[BEGIN]

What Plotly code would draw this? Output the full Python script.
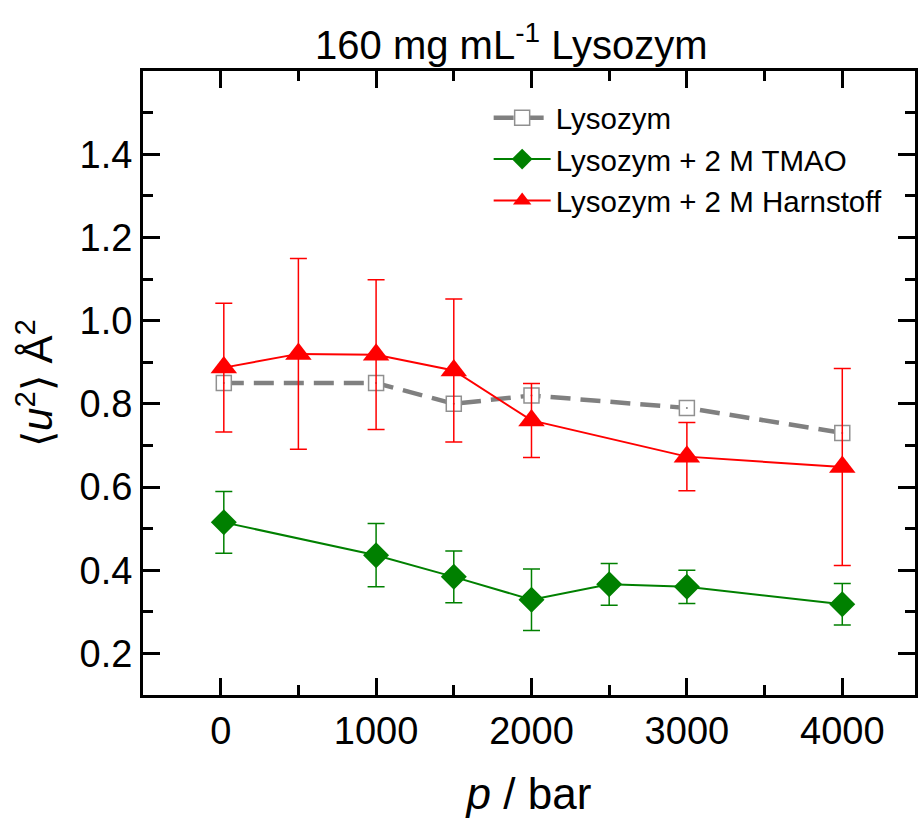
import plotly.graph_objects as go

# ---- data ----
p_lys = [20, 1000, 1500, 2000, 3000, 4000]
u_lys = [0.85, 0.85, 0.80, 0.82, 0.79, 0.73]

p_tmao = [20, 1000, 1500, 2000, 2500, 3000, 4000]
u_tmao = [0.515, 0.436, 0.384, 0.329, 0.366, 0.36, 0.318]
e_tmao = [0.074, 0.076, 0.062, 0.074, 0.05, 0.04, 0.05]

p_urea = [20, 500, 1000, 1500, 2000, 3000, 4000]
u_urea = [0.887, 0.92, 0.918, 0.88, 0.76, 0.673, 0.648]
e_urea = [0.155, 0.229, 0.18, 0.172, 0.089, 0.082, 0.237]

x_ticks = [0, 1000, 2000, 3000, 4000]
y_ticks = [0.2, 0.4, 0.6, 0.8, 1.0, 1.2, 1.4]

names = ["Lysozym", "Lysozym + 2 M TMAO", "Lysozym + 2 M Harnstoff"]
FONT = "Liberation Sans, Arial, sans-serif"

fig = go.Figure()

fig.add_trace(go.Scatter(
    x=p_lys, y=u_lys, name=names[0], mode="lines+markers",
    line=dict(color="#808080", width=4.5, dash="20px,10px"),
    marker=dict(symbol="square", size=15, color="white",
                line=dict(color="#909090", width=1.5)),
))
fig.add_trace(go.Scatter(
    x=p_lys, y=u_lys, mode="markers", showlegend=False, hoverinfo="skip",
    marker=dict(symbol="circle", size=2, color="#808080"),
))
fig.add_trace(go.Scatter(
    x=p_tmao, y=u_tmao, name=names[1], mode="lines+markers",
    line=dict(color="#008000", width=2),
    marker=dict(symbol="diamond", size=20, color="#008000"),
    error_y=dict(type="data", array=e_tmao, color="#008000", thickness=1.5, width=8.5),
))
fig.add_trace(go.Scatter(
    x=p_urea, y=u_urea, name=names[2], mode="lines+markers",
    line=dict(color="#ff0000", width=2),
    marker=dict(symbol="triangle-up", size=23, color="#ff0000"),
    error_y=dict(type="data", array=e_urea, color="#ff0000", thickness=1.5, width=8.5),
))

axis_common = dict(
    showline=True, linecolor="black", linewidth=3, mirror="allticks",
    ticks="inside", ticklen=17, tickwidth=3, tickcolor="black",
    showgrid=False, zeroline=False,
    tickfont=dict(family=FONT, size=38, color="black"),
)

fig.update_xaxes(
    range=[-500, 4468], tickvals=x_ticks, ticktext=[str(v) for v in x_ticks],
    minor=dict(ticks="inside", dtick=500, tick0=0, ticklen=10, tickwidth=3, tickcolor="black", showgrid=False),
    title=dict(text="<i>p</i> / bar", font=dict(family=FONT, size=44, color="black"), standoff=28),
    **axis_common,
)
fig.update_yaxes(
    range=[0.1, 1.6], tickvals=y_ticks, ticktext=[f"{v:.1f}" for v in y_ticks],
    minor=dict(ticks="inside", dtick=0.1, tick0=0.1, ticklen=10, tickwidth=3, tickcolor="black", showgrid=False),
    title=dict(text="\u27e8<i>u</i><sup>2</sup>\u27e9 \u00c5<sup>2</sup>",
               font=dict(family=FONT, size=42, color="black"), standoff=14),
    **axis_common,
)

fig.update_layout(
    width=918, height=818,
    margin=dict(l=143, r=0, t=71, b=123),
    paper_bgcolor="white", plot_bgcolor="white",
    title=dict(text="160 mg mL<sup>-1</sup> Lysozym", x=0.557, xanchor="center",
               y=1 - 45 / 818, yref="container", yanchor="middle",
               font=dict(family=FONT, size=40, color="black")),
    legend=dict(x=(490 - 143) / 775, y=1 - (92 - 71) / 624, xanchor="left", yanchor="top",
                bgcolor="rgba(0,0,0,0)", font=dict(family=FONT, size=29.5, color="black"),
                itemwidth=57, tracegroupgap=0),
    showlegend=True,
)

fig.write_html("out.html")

[END]

With the pictures left out, restate word for word every line of the data above, from the first down to the line that contains "fig = go.Figure()".

**Exercise solution:**
What Plotly code would draw this? Output the full Python script.
import plotly.graph_objects as go

# ---- data ----
p_lys = [20, 1000, 1500, 2000, 3000, 4000]
u_lys = [0.85, 0.85, 0.80, 0.82, 0.79, 0.73]

p_tmao = [20, 1000, 1500, 2000, 2500, 3000, 4000]
u_tmao = [0.515, 0.436, 0.384, 0.329, 0.366, 0.36, 0.318]
e_tmao = [0.074, 0.076, 0.062, 0.074, 0.05, 0.04, 0.05]

p_urea = [20, 500, 1000, 1500, 2000, 3000, 4000]
u_urea = [0.887, 0.92, 0.918, 0.88, 0.76, 0.673, 0.648]
e_urea = [0.155, 0.229, 0.18, 0.172, 0.089, 0.082, 0.237]

x_ticks = [0, 1000, 2000, 3000, 4000]
y_ticks = [0.2, 0.4, 0.6, 0.8, 1.0, 1.2, 1.4]

names = ["Lysozym", "Lysozym + 2 M TMAO", "Lysozym + 2 M Harnstoff"]
FONT = "Liberation Sans, Arial, sans-serif"

fig = go.Figure()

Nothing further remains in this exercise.